Problem to solve: Repeat, exactly and in full, the lines of the listing below, but without any pictures.

Data block:
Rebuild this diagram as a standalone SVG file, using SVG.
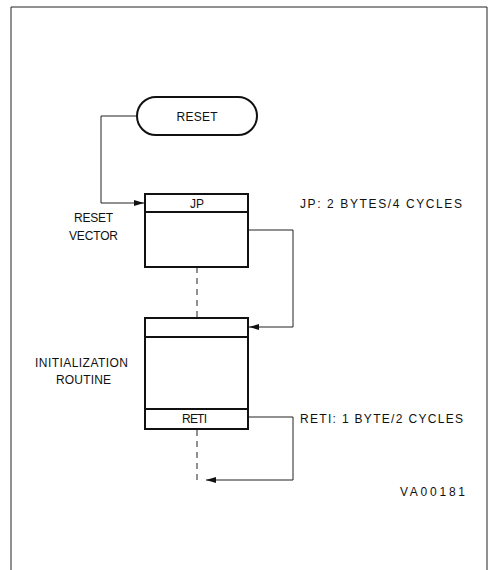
<svg xmlns="http://www.w3.org/2000/svg" width="493" height="570" viewBox="0 0 493 570">
<style>
text{font-family:"Liberation Sans",Arial,sans-serif;font-size:12px;fill:#111}
.box{fill:#fff;stroke:#111;stroke-width:2}
.hl{stroke:#111;stroke-width:2;fill:none}
.ln{stroke:#222;stroke-width:1;fill:none}
.dash{stroke:#222;stroke-width:1;fill:none;stroke-dasharray:6,5}
</style>
<defs>
<marker id="ah" viewBox="0 0 10 6" refX="10" refY="3" markerWidth="10" markerHeight="6" markerUnits="userSpaceOnUse" orient="auto">
<path d="M0,0 L10,3 L0,6 Z" fill="#111"/>
</marker>
</defs>
<rect width="493" height="570" fill="#fff"/>
<path d="M11,570 V7 H487 V570" class="ln"/>
<g id="connectors">
<path d="M137,116 H101 V203 H144" class="ln" marker-end="url(#ah)"/>
<path d="M248,230 H293 V327 H249" class="ln" marker-end="url(#ah)"/>
<path d="M248,417 H293 V480 H206" class="ln" marker-end="url(#ah)"/>
<path d="M197,267 V318" class="dash"/>
<path d="M197,430 V482" class="dash"/>
</g>
<g id="reset">
<rect x="137" y="97" width="120" height="38" rx="19" ry="19" class="box"/>
<text x="197" y="121" text-anchor="middle" textLength="41" lengthAdjust="spacing">RESET</text>
</g>
<g id="reset-vector">
<rect x="145" y="194" width="103" height="73" class="box"/>
<line x1="145" y1="212" x2="248" y2="212" class="hl"/>
<text x="197" y="208" text-anchor="middle">JP</text>
<text x="74" y="222" textLength="39" lengthAdjust="spacing">RESET</text>
<text x="69" y="240" textLength="49" lengthAdjust="spacing">VECTOR</text>
<text x="300" y="208" textLength="162" lengthAdjust="spacing">JP:  2 BYTES/4 CYCLES</text>
</g>
<g id="init-routine">
<rect x="145" y="318" width="103" height="111" class="box"/>
<line x1="145" y1="337" x2="248" y2="337" class="hl"/>
<line x1="145" y1="409" x2="248" y2="409" class="hl"/>
<text x="182" y="423" textLength="25" lengthAdjust="spacing">RETI</text>
<text x="35" y="367" textLength="93" lengthAdjust="spacing">INITIALIZATION</text>
<text x="56" y="384" textLength="55" lengthAdjust="spacing">ROUTINE</text>
<text x="300" y="423" textLength="163" lengthAdjust="spacing">RETI:  1 BYTE/2 CYCLES</text>
</g>
<text x="400" y="496" textLength="65" lengthAdjust="spacing">VA00181</text>
</svg>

Result for this task:
Rebuild this diagram as a standalone SVG file, using SVG.
<svg xmlns="http://www.w3.org/2000/svg" width="493" height="570" viewBox="0 0 493 570">
<style>
text{font-family:"Liberation Sans",Arial,sans-serif;font-size:12px;fill:#111}
.box{fill:#fff;stroke:#111;stroke-width:2}
.hl{stroke:#111;stroke-width:2;fill:none}
.ln{stroke:#222;stroke-width:1;fill:none}
.dash{stroke:#222;stroke-width:1;fill:none;stroke-dasharray:6,5}
</style>
<defs>
<marker id="ah" viewBox="0 0 10 6" refX="10" refY="3" markerWidth="10" markerHeight="6" markerUnits="userSpaceOnUse" orient="auto">
<path d="M0,0 L10,3 L0,6 Z" fill="#111"/>
</marker>
</defs>
<rect width="493" height="570" fill="#fff"/>
<path d="M11,570 V7 H487 V570" class="ln"/>
<g id="connectors">
<path d="M137,116 H101 V203 H144" class="ln" marker-end="url(#ah)"/>
<path d="M248,230 H293 V327 H249" class="ln" marker-end="url(#ah)"/>
<path d="M248,417 H293 V480 H206" class="ln" marker-end="url(#ah)"/>
<path d="M197,267 V318" class="dash"/>
<path d="M197,430 V482" class="dash"/>
</g>
<g id="reset">
<rect x="137" y="97" width="120" height="38" rx="19" ry="19" class="box"/>
<text x="197" y="121" text-anchor="middle" textLength="41" lengthAdjust="spacing">RESET</text>
</g>
<g id="reset-vector">
<rect x="145" y="194" width="103" height="73" class="box"/>
<line x1="145" y1="212" x2="248" y2="212" class="hl"/>
<text x="197" y="208" text-anchor="middle">JP</text>
<text x="74" y="222" textLength="39" lengthAdjust="spacing">RESET</text>
<text x="69" y="240" textLength="49" lengthAdjust="spacing">VECTOR</text>
<text x="300" y="208" textLength="162" lengthAdjust="spacing">JP:  2 BYTES/4 CYCLES</text>
</g>
<g id="init-routine">
<rect x="145" y="318" width="103" height="111" class="box"/>
<line x1="145" y1="337" x2="248" y2="337" class="hl"/>
<line x1="145" y1="409" x2="248" y2="409" class="hl"/>
<text x="182" y="423" textLength="25" lengthAdjust="spacing">RETI</text>
<text x="35" y="367" textLength="93" lengthAdjust="spacing">INITIALIZATION</text>
<text x="56" y="384" textLength="55" lengthAdjust="spacing">ROUTINE</text>
<text x="300" y="423" textLength="163" lengthAdjust="spacing">RETI:  1 BYTE/2 CYCLES</text>
</g>
<text x="400" y="496" textLength="65" lengthAdjust="spacing">VA00181</text>
</svg>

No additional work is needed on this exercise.